The main argument of counsel for the appellant is that the agreement gives no express power to the board to award and assess damages and that the Courts below have erred in construing the agreement as giving such a power. He submits that the jurisdiction of the board in dealing with the dispute formulated in the written grievance filed by Polymer was limited to making a finding as to whether or
[Page 342]
not the union had violated “the no-strike clause” in the agreement and that the board was without power to award any consequential relief.
On this branch of the matter I find myself, as did the Court of Appeal, in complete agreement with the reasons of McRuer C.J.H.C. and for the reasons given by him I would dismiss the appeal.
Before parting with the matter mention should be made of an alternative ground on which it is submitted in the factum of the respondent that the appeal should be dismissed. It is stated as follows:
A Board of Arbitration proceeding under the Industrial Relations and Disputes Investigation Act is not a public tribunal with respect to whose decisions certiorari lies.

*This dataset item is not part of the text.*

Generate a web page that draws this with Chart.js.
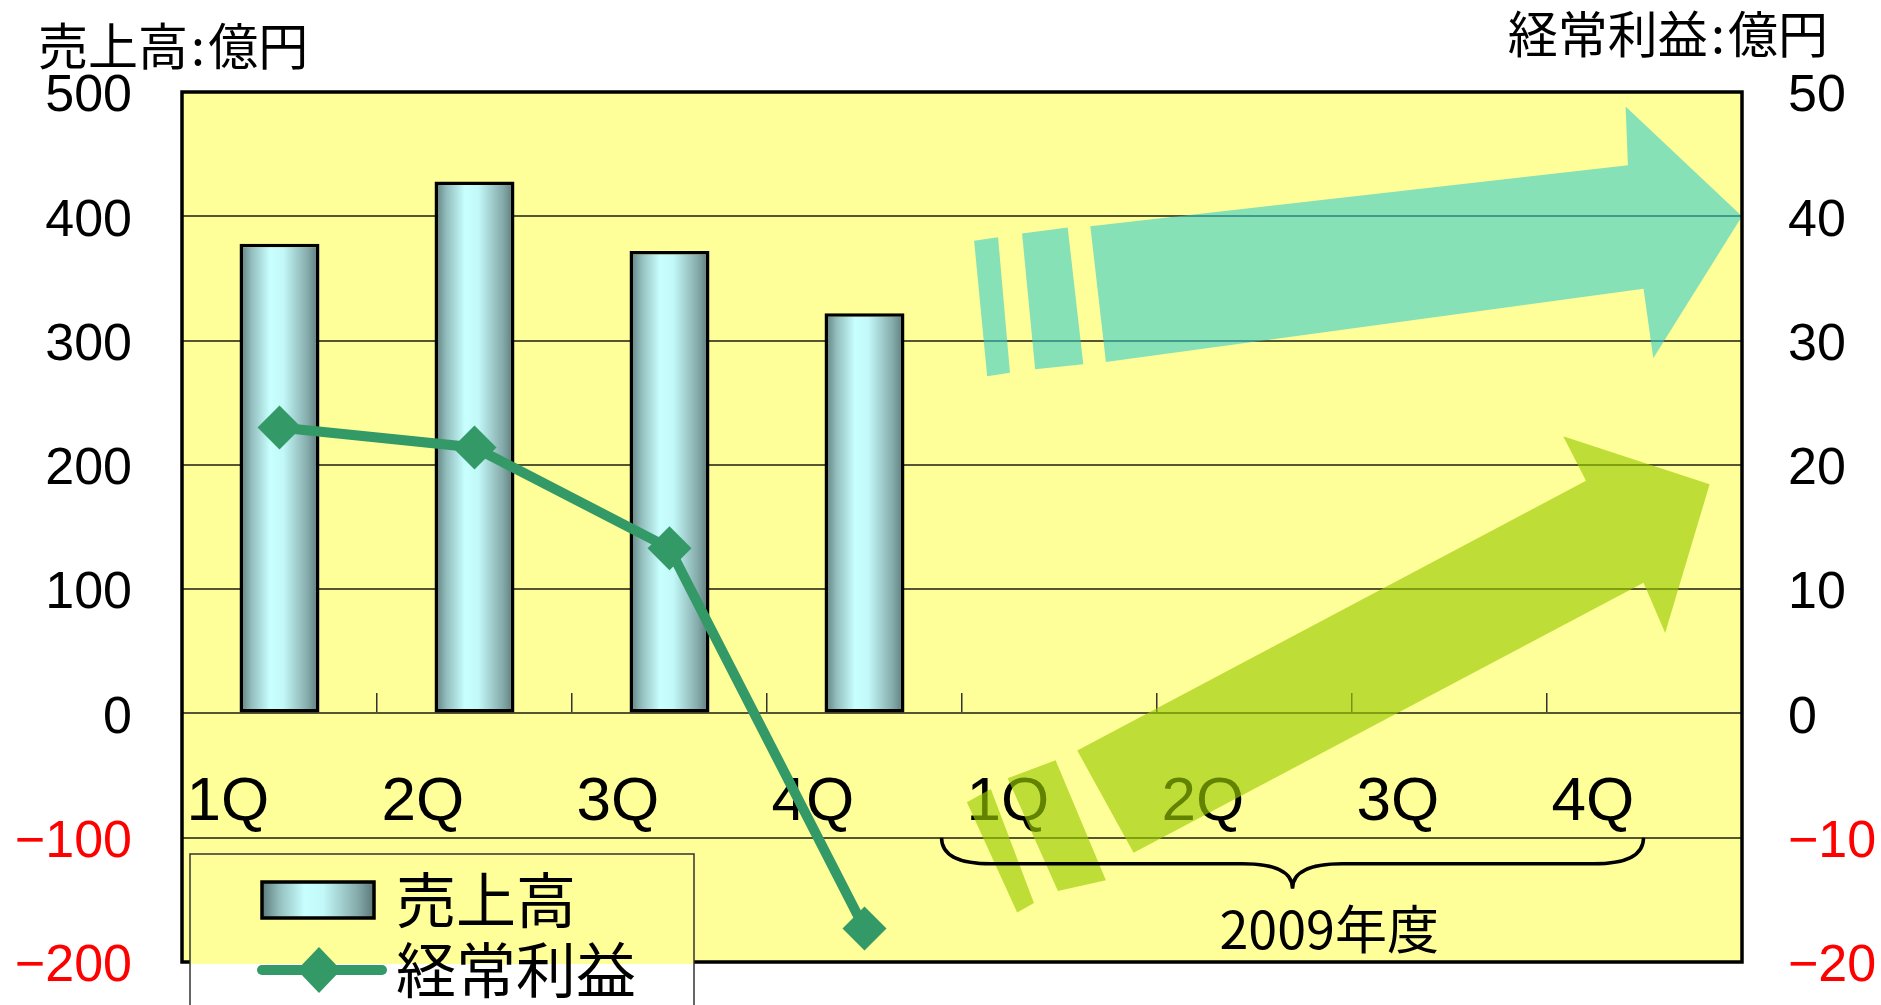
<!DOCTYPE html>
<html lang="ja">
<head>
<meta charset="utf-8">
<script src="https://cdn.jsdelivr.net/npm/chart.js@4.4.1/dist/chart.umd.min.js"></script>
<style>
  html, body { margin: 0; padding: 0; background: #fff; }
  #wrap { width: 1881px; height: 1005px; position: relative; }
</style>
</head>
<body>
<div id="wrap"><canvas id="salesChart"></canvas></div>
<script>
/* globals Chart:false */

// data
const quarters = ['1Q', '2Q', '3Q', '4Q', '1Q', '2Q', '3Q', '4Q'];
const salesValues = [378, 428, 372, 322, null, null, null, null];   // 売上高 (億円)
const profitValues = [23.0, 21.4, 13.3, -17.3, null, null, null, null]; // 経常利益 (億円)
const salesRange = [-200, 500];
const salesStep = 100;
const profitRange = [-20, 50];
const profitStep = 10;
const seriesNames = ['売上高', '経常利益'];
const leftTitle = '売上高\u200A:\u200A億円';
const rightTitle = '経常利益\u200A:\u200A億円';
const yearLabel = '2009年度';

(() => {
  'use strict'

  const JP = '"Noto Sans CJK JP", "Noto Sans", sans-serif';
  const NUM = '"Liberation Sans", Arial, sans-serif';
  const GREEN = '#339966';
  const barPct = 0.41;

  // decorative arrows, in [category, right-axis value] units
  const cyanParts = [
    [[3.562, 38.03], [3.685, 38.32], [3.746, 27.41], [3.629, 27.12]],
    [[3.808, 38.61], [4.042, 39.09], [4.122, 28.09], [3.875, 27.70]],
    [[4.158, 39.19], [6.915, 44.11], [6.903, 48.84], [7.5, 40], [7.045, 28.57], [6.995, 34.17], [4.238, 28.28]]
  ];
  const greenParts = [
    [[3.525, -7.14], [3.648, -6.08], [3.869, -15.25], [3.783, -16.02]],
    [[3.734, -5.21], [3.980, -3.76], [4.238, -13.42], [3.992, -14.29]],
    [[4.091, -2.99], [6.7, 18.73], [6.583, 22.30], [7.334, 18.44], [7.106, 6.47], [6.995, 10.52], [4.38, -11.20]]
  ];

  const cylinder = (c, x0, x1) => {
    const g = c.createLinearGradient(x0, 0, x1, 0);
    g.addColorStop(0, '#5b7a7a');
    g.addColorStop(0.15, '#93bdbd');
    g.addColorStop(0.38, '#c8ffff');
    g.addColorStop(0.55, '#c2f8f8');
    g.addColorStop(0.85, '#86abab');
    g.addColorStop(1, '#5b7878');
    return g;
  };

  const barFill = (ctx) => {
    const chart = ctx.chart;
    const xs = chart.scales.x;
    if (!chart.chartArea || !xs || ctx.dataIndex === undefined) return '#c6fcfc';
    const step = xs.getPixelForValue(1) - xs.getPixelForValue(0);
    const cx = xs.getPixelForValue(ctx.dataIndex);
    const half = step * barPct / 2;
    return cylinder(chart.ctx, cx - half, cx + half);
  };

  const minusFmt = (v) => (v < 0 ? '\u2212' + Math.abs(v) : String(v));
  const negRed = (c) => (c.tick && c.tick.value < 0 ? '#ff0000' : '#000000');

  const plotBg = {
    id: 'plotBg',
    beforeDraw(chart) {
      const { ctx, chartArea: a } = chart;
      ctx.save();
      ctx.fillStyle = '#ffff99';
      ctx.fillRect(a.left, a.top, a.right - a.left, a.bottom - a.top);
      ctx.restore();
    }
  };

  const extras = {
    id: 'extras',
    afterDraw(chart) {
      const { ctx, chartArea: a, scales } = chart;
      const px = (p) => [scales.x.getPixelForValue(p[0]), scales.y1.getPixelForValue(p[1])];
      const poly = (pts, fill) => {
        ctx.beginPath();
        pts.forEach((p, i) => {
          const [x, y] = px(p);
          if (i === 0) ctx.moveTo(x, y); else ctx.lineTo(x, y);
        });
        ctx.closePath();
        ctx.fillStyle = fill;
        ctx.fill();
      };
      ctx.save();
      cyanParts.forEach(p => poly(p, 'rgba(51, 204, 204, 0.59)'));
      greenParts.forEach(p => poly(p, 'rgba(153, 204, 0, 0.64)'));

      // brace under the 2009 quarters
      const xL = scales.x.getPixelForValue(3.395);
      const xR = scales.x.getPixelForValue(6.995);
      const xC = scales.x.getPixelForValue(5.195);
      const yTop = scales.y.getPixelForValue(-100);
      const yMid = scales.y.getPixelForValue(-121);
      const yTip = scales.y.getPixelForValue(-141);
      const r = 50;
      ctx.beginPath();
      ctx.moveTo(xL, yTop);
      ctx.quadraticCurveTo(xL, yMid, xL + r, yMid);
      ctx.lineTo(xC - r, yMid);
      ctx.quadraticCurveTo(xC, yMid, xC, yTip);
      ctx.quadraticCurveTo(xC, yMid, xC + r, yMid);
      ctx.lineTo(xR - r, yMid);
      ctx.quadraticCurveTo(xR, yMid, xR, yTop);
      ctx.lineWidth = 3.5;
      ctx.strokeStyle = '#000';
      ctx.stroke();

      ctx.fillStyle = '#000';
      ctx.font = '52px ' + JP;
      ctx.textAlign = 'center';
      ctx.textBaseline = 'middle';
      ctx.fillText(yearLabel, scales.x.getPixelForValue(5.383), scales.y.getPixelForValue(-174));

      // plot frame
      ctx.lineWidth = 3.5;
      ctx.strokeRect(a.left, a.top, a.right - a.left, a.bottom - a.top);

      // legend box
      const lx = a.left + 8, ly = a.bottom - 108, lw = 504, lh = 170;
      ctx.fillStyle = '#ffff99';
      ctx.fillRect(lx, ly, lw, a.bottom - ly + 2);
      ctx.fillStyle = '#ffffff';
      ctx.fillRect(lx, a.bottom + 2, lw, lh);
      ctx.lineWidth = 1.5;
      ctx.strokeStyle = '#333';
      ctx.strokeRect(lx, ly, lw, lh);

      const sx = lx + 72, sw = 112;
      ctx.fillStyle = cylinder(ctx, sx, sx + sw);
      ctx.fillRect(sx, ly + 28, sw, 36);
      ctx.lineWidth = 3.5;
      ctx.strokeStyle = '#000';
      ctx.strokeRect(sx, ly + 28, sw, 36);

      const ly2 = ly + 116;
      ctx.beginPath();
      ctx.moveTo(sx, ly2);
      ctx.lineTo(sx + 120, ly2);
      ctx.lineCap = 'round';
      ctx.lineWidth = 10;
      ctx.strokeStyle = GREEN;
      ctx.stroke();
      const dx = sx + 57;
      ctx.beginPath();
      ctx.moveTo(dx - 22, ly2);
      ctx.lineTo(dx, ly2 - 23);
      ctx.lineTo(dx + 22, ly2);
      ctx.lineTo(dx, ly2 + 23);
      ctx.closePath();
      ctx.fillStyle = GREEN;
      ctx.fill();

      ctx.fillStyle = '#000';
      ctx.font = '60px ' + JP;
      ctx.textAlign = 'left';
      ctx.textBaseline = 'middle';
      ctx.fillText(seriesNames[0], lx + 206, ly + 46);
      ctx.fillText(seriesNames[1], lx + 206, ly2);

      // axis unit titles
      ctx.font = '50px ' + JP;
      ctx.fillText(leftTitle, 38, 46);
      ctx.textAlign = 'right';
      ctx.fillText(rightTitle, 1828, 34);
      ctx.restore();
    }
  };

  const ctx = document.getElementById('salesChart').getContext('2d');

  const config = {
    type: 'bar',
    data: {
      labels: quarters,
      datasets: [
        {
          type: 'bar',
          label: seriesNames[0],
          data: salesValues,
          yAxisID: 'y',
          order: 1,
          backgroundColor: barFill,
          borderColor: '#000',
          borderWidth: 3.5,
          borderSkipped: false,
          barPercentage: barPct,
          categoryPercentage: 1.0
        },
        {
          type: 'line',
          label: seriesNames[1],
          data: profitValues,
          yAxisID: 'y1',
          order: 0,
          borderColor: GREEN,
          borderWidth: 10,
          tension: 0,
          pointStyle: 'rectRot',
          pointRadius: 22,
          pointBackgroundColor: GREEN,
          pointBorderColor: GREEN,
          pointBorderWidth: 0
        }
      ]
    },
    options: {
      responsive: true,
      maintainAspectRatio: false,
      animation: false,
      layout: { padding: { top: 92, bottom: 43, left: 0, right: 0 } },
      plugins: {
        legend: { display: false },
        title: { display: false },
        tooltip: { enabled: false }
      },
      scales: {
        x: {
          position: { y: 0 },
          offset: true,
          border: { display: false },
          grid: {
            offset: true,
            drawOnChartArea: false,
            drawTicks: true,
            tickLength: -20,
            tickColor: '#333',
            lineWidth: 1.5
          },
          ticks: {
            autoSkip: false,
            maxRotation: 0,
            align: 'start',
            labelOffset: -93,
            padding: 72,
            color: '#000',
            font: { family: NUM, size: 62 }
          }
        },
        y: {
          position: 'left',
          min: salesRange[0],
          max: salesRange[1],
          afterFit(scale) { scale.width = 182; },
          border: { display: false },
          grid: { color: '#555533', lineWidth: 2, drawTicks: true, tickLength: 40, tickColor: 'rgba(0,0,0,0)' },
          ticks: {
            stepSize: salesStep,
            padding: 10,
            labelOffset: 5,
            color: negRed,
            font: { family: NUM, size: 52 },
            callback: minusFmt
          }
        },
        y1: {
          position: 'right',
          min: profitRange[0],
          max: profitRange[1],
          afterFit(scale) { scale.width = 139; },
          border: { display: false },
          grid: { drawOnChartArea: false, drawTicks: true, tickLength: 36, tickColor: 'rgba(0,0,0,0)' },
          ticks: {
            stepSize: profitStep,
            padding: 10,
            labelOffset: 5,
            color: negRed,
            font: { family: NUM, size: 52 },
            callback: minusFmt
          }
        }
      }
    },
    plugins: [plotBg, extras]
  };

  const salesChart = new Chart(ctx, config);
})()
</script>
</body>
</html>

While counsel for the respondent did not press this point he did not abandon it; in reply counsel for the appellant relied chiefly on the decision of the Court of Appeal for Ontario in Re International Nickel Company of Canada Limited and Rivando.
It is not necessary to deal with this point and, in my opinion, we should not do so.
There is nothing in the reasons delivered in the Courts below to indicate that the point was taken there. Early in his reasons the learned Chief Justice of the High Court says:
The only point at issue in this application is whether the Board of Arbitration has power to award and assess damages for breach of the collective agreement.
Had the point that certiorari does not lie been raised before the learned Chief Justice I think it certain that he would have mentioned it and probable that he would have dealt with it before considering on its merits the question whether the board had jurisdiction to award damages; but he would not have been bound to follow that course. If he had seen fit he might have first considered the merits and if on the merits the motion failed it would have become unnecessary to deal with the procedural point. If, on the other hand, he had reached the conclusion on the merits that the board did not have jurisdiction to award damages, it would then have become necessary to determine whether the board was a tribunal to which certiorari would lie.
[Page 343]
The merits were fully inquired into in the Courts below and in the argument before us, and having reached the opinion that the motion was rightly dismissed on the merits I express no opinion as to whether it might have been dismissed in limine on the procedural objection had it been taken.
I would dismiss the appeal with costs.
Appeal dismissed with costs.
Solicitors for the appellants: Jolliffe, Lewis & Osler, Toronto.
Solicitors for the respondents: Miller, Thompson, Hicks, Sedgewick, Lewis & Healy, Toronto.